**TASK STATEMENT**.
Reproduce each line bearing the word "this".

**PROVIDED DATA**.
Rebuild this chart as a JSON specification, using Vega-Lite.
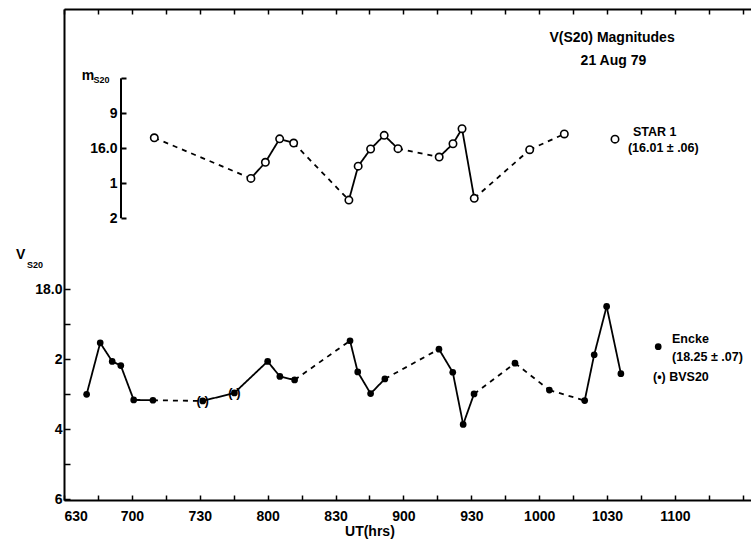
{
  "$schema": "https://vega.github.io/schema/vega-lite/v6.json",
  "width": 687,
  "height": 491,
  "autosize": {"type": "none"},
  "padding": {"left": 64, "top": 9, "right": 0, "bottom": 41},
  "background": "white",
  "config": {
    "view": {"stroke": null},
    "font": "Liberation Sans",
    "axis": {"labelFont": "Liberation Sans", "labelFontWeight": "bold", "labelFontSize": 14, "labelColor": "black", "domainColor": "black", "tickColor": "black", "grid": false, "domainWidth": 2, "tickWidth": 1.5},
    "text": {"font": "Liberation Sans", "fontWeight": "bold", "color": "black"}
  },
  "datasets": {
    "encke": [
      {"t": 400.0, "v": 18.300, "seg": "solid", "paren": false},
      {"t": 406.0, "v": 18.153, "seg": "solid", "paren": false},
      {"t": 411.3, "v": 18.206, "seg": "solid", "paren": false},
      {"t": 415.1, "v": 18.218, "seg": "solid", "paren": false},
      {"t": 420.8, "v": 18.316, "seg": "solid", "paren": false},
      {"t": 429.3, "v": 18.317, "seg": "dashed", "paren": false},
      {"t": 451.3, "v": 18.319, "seg": "solid", "paren": true},
      {"t": 465.3, "v": 18.296, "seg": "solid", "paren": true},
      {"t": 480.0, "v": 18.206, "seg": "solid", "paren": false},
      {"t": 485.4, "v": 18.249, "seg": "solid", "paren": false},
      {"t": 491.9, "v": 18.259, "seg": "dashed", "paren": false},
      {"t": 516.4, "v": 18.147, "seg": "solid", "paren": false},
      {"t": 519.8, "v": 18.236, "seg": "solid", "paren": false},
      {"t": 525.5, "v": 18.298, "seg": "solid", "paren": false},
      {"t": 531.8, "v": 18.256, "seg": "dashed", "paren": false},
      {"t": 555.7, "v": 18.171, "seg": "solid", "paren": false},
      {"t": 561.8, "v": 18.237, "seg": "solid", "paren": false},
      {"t": 566.4, "v": 18.386, "seg": "solid", "paren": false},
      {"t": 571.2, "v": 18.299, "seg": "dashed", "paren": false},
      {"t": 589.3, "v": 18.211, "seg": "dashed", "paren": false},
      {"t": 604.5, "v": 18.288, "seg": "dashed", "paren": false},
      {"t": 620.1, "v": 18.318, "seg": "solid", "paren": false},
      {"t": 624.3, "v": 18.187, "seg": "solid", "paren": false},
      {"t": 629.8, "v": 18.049, "seg": "solid", "paren": false},
      {"t": 636.1, "v": 18.241, "seg": "solid", "paren": false}
    ],
    "star": [
      {"t": 429.9, "v": 15.970, "seg": "dashed"},
      {"t": 472.6, "v": 16.086, "seg": "solid"},
      {"t": 479.0, "v": 16.040, "seg": "solid"},
      {"t": 485.3, "v": 15.973, "seg": "solid"},
      {"t": 491.5, "v": 15.985, "seg": "dashed"},
      {"t": 515.9, "v": 16.148, "seg": "solid"},
      {"t": 520.0, "v": 16.051, "seg": "solid"},
      {"t": 525.5, "v": 16.002, "seg": "solid"},
      {"t": 531.5, "v": 15.963, "seg": "solid"},
      {"t": 537.6, "v": 16.001, "seg": "dashed"},
      {"t": 555.8, "v": 16.025, "seg": "solid"},
      {"t": 561.9, "v": 15.987, "seg": "solid"},
      {"t": 565.9, "v": 15.944, "seg": "solid"},
      {"t": 571.3, "v": 16.143, "seg": "dashed"},
      {"t": 595.8, "v": 16.004, "seg": "dashed"},
      {"t": 611.1, "v": 15.959, "seg": "dashed"}
    ],
    "bracket": [
      {"t": 415.2, "v": 15.8, "v2": 16.2}
    ],
    "marks": [
      {"kind": "open", "t": 633.5, "v": 17.571},
      {"kind": "filled", "t": 652.6, "v": 18.164}
    ],
    "ann": [
      {"role": "title", "t": 632.2, "v": 17.282, "label": "V(S20) Magnitudes"},
      {"role": "title", "t": 632.8, "v": 17.347, "label": "21  Aug  79"},
      {"role": "title", "t": 525.2, "v": 18.693, "label": "UT(hrs)"},
      {"role": "title", "t": 370.9, "v": 17.902, "label": "V"},
      {"role": "title", "t": 400.6, "v": 17.390, "label": "m"},
      {"role": "subscript", "t": 373.6, "v": 17.931, "label": "S20"},
      {"role": "subscript", "t": 403.0, "v": 17.402, "label": "S20"},
      {"role": "legend", "t": 641.4, "v": 17.551, "label": "STAR  1"},
      {"role": "legend", "t": 639.2, "v": 17.595, "label": "(16.01 ± .06)"},
      {"role": "legend", "t": 658.7, "v": 18.142, "label": "Encke"},
      {"role": "legend", "t": 658.7, "v": 18.193, "label": "(18.25 ± .07)"},
      {"role": "legend", "t": 650.3, "v": 18.251, "label": "(•) BVS20"}
    ]
  },
  "layer": [
    {
      "encoding": {
        "x": {
          "field": "t", "type": "quantitative",
          "scale": {"domain": [390, 693.6], "nice": false, "zero": false},
          "axis": {
            "orient": "bottom",
            "values": [390, 405, 420, 435, 450, 465, 480, 495, 510, 525, 540, 555, 570, 585, 600, 615, 630, 645, 660, 675, 690],
            "tickSize": -5, "labelPadding": 14, "labelFlush": true, "labelFlushOffset": 0,
            "labelExpr": "(datum.value % 30 == 0 && datum.value <= 660) ? '' + (floor(datum.value / 60) * 100 + datum.value % 60) : ''",
            "title": null
          }
        },
        "y": {
          "field": "v", "type": "quantitative",
          "scale": {"domain": [17.1991, 18.602], "reverse": true, "nice": false, "zero": false},
          "axis": {
            "orient": "left",
            "values": [18.0, 18.1, 18.2, 18.3, 18.4, 18.5, 18.6],
            "tickSize": -6, "labelPadding": 8,
            "labelExpr": "round(datum.value * 10) == 180 ? '18.0' : round(datum.value * 10) == 182 ? '2' : round(datum.value * 10) == 184 ? '4' : round(datum.value * 10) == 186 ? '6' : ''",
            "title": null
          }
        }
      },
      "layer": [
        {
          "data": {"name": "encke"},
          "transform": [
            {"window": [{"op": "lead", "field": "t", "as": "t2"}, {"op": "lead", "field": "v", "as": "v2"}], "sort": [{"field": "t", "order": "ascending"}]},
            {"filter": "datum.t2 != null"}
          ],
          "mark": {"type": "rule", "strokeWidth": 1.8, "color": "black"},
          "encoding": {
            "x2": {"field": "t2"},
            "y2": {"field": "v2"},
            "strokeDash": {"field": "seg", "type": "nominal", "scale": {"domain": ["solid", "dashed"], "range": [[1, 0], [5, 5]]}, "legend": null}
          }
        },
        {
          "data": {"name": "encke"},
          "mark": {"type": "circle", "size": 45, "opacity": 1, "color": "black"}
        },
        {
          "data": {"name": "encke"},
          "transform": [{"filter": "datum.paren"}],
          "mark": {"type": "text", "text": "(   )", "fontSize": 13, "baseline": "middle", "align": "center"}
        },
        {
          "data": {"name": "marks"},
          "transform": [{"filter": "datum.kind == 'filled'"}],
          "mark": {"type": "circle", "size": 45, "opacity": 1, "color": "black"}
        },
        {
          "data": {"name": "marks"},
          "transform": [{"filter": "datum.kind == 'open'"}],
          "mark": {"type": "point", "shape": "circle", "size": 55, "filled": true, "fill": "white", "stroke": "black", "strokeWidth": 1.6, "opacity": 1}
        },
        {
          "data": {"name": "ann"},
          "transform": [{"filter": "datum.role == 'title'"}],
          "mark": {"type": "text", "fontSize": 14, "align": "center", "baseline": "middle"},
          "encoding": {"text": {"field": "label"}}
        },
        {
          "data": {"name": "ann"},
          "transform": [{"filter": "datum.role == 'legend'"}],
          "mark": {"type": "text", "fontSize": 12.5, "align": "left", "baseline": "middle"},
          "encoding": {"text": {"field": "label"}}
        },
        {
          "data": {"name": "ann"},
          "transform": [{"filter": "datum.role == 'subscript'"}],
          "mark": {"type": "text", "fontSize": 9, "align": "left", "baseline": "middle"},
          "encoding": {"text": {"field": "label"}}
        }
      ]
    },
    {
      "encoding": {
        "x": {
          "field": "t", "type": "quantitative",
          "scale": {"domain": [390, 693.6], "nice": false, "zero": false},
          "axis": {
            "orient": "top",
            "values": [390, 405, 420, 435, 450, 465, 480, 495, 510, 525, 540, 555, 570, 585, 600, 615, 630, 645, 660, 675, 690],
            "tickSize": -5, "labels": false, "title": null
          }
        },
        "y": {
          "field": "v", "type": "quantitative",
          "scale": {"domain": [15.602, 17.0049], "reverse": true, "nice": false, "zero": false},
          "axis": {
            "orient": "left", "offset": -57,
            "values": [15.8, 15.9, 16.0, 16.1, 16.2],
            "domain": false, "tickSize": -5, "tickWidth": 2, "labelPadding": 9,
            "labelExpr": "round(datum.value * 10) == 159 ? '9' : round(datum.value * 10) == 160 ? '16.0' : round(datum.value * 10) == 161 ? '1' : round(datum.value * 10) == 162 ? '2' : ''",
            "title": null
          }
        }
      },
      "layer": [
        {
          "data": {"name": "star"},
          "transform": [
            {"window": [{"op": "lead", "field": "t", "as": "t2"}, {"op": "lead", "field": "v", "as": "v2"}], "sort": [{"field": "t", "order": "ascending"}]},
            {"filter": "datum.t2 != null"}
          ],
          "mark": {"type": "rule", "strokeWidth": 1.8, "color": "black"},
          "encoding": {
            "x2": {"field": "t2"},
            "y2": {"field": "v2"},
            "strokeDash": {"field": "seg", "type": "nominal", "scale": {"domain": ["solid", "dashed"], "range": [[1, 0], [5, 5]]}, "legend": null}
          }
        },
        {
          "data": {"name": "star"},
          "mark": {"type": "point", "shape": "circle", "size": 55, "filled": true, "fill": "white", "stroke": "black", "strokeWidth": 1.6, "opacity": 1}
        },
        {
          "data": {"name": "bracket"},
          "mark": {"type": "rule", "strokeWidth": 2, "color": "black"},
          "encoding": {"y2": {"field": "v2"}}
        }
      ]
    }
  ],
  "resolve": {"scale": {"y": "independent"}, "axis": {"x": "independent", "y": "independent"}}
}
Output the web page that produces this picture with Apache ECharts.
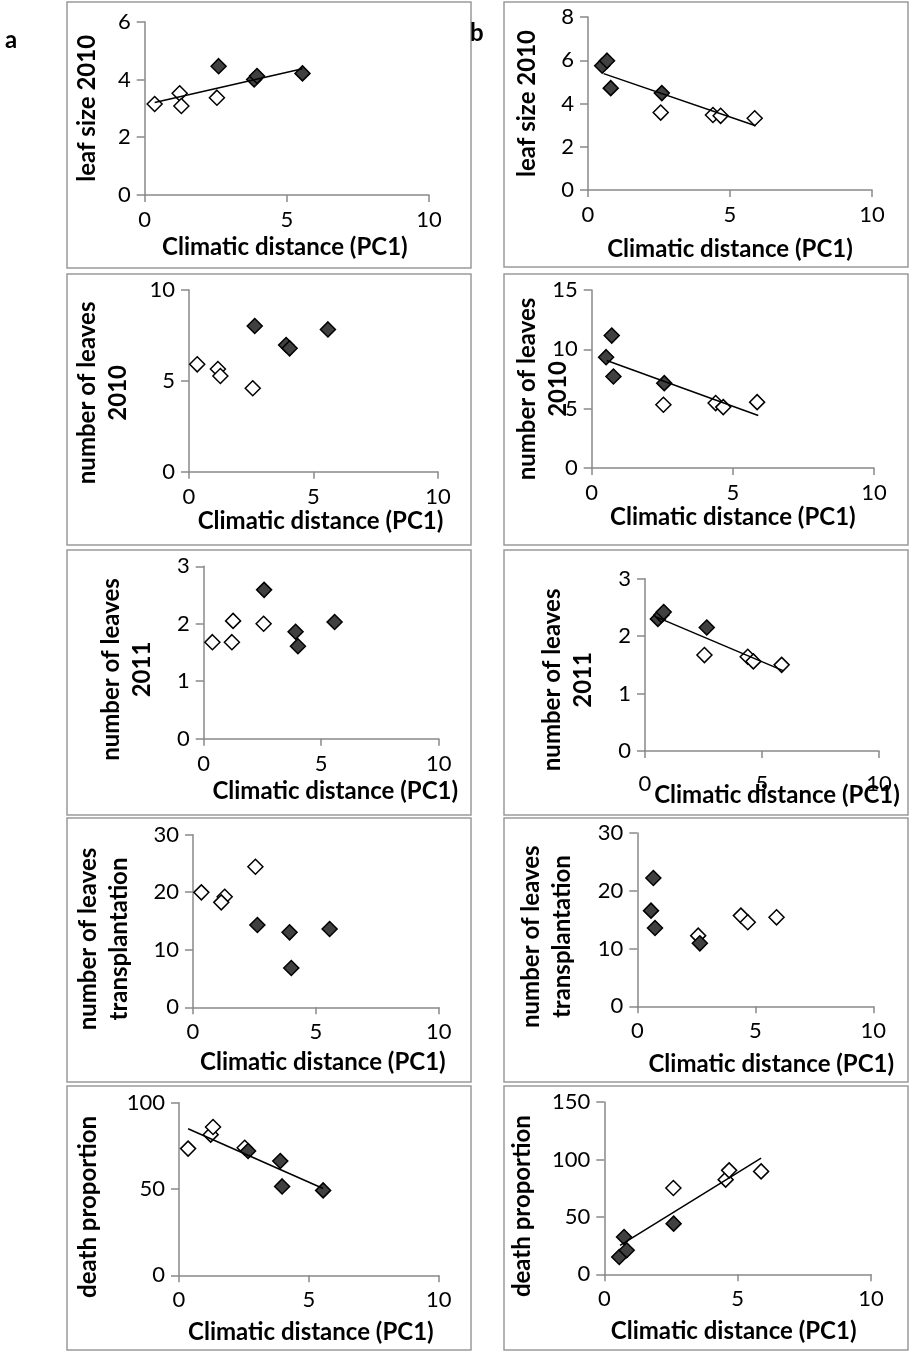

**SOLUTION**.
Rebuild this chart as a JSON specification, using Vega-Lite.
Output the web page that produces this picture with Apache ECharts.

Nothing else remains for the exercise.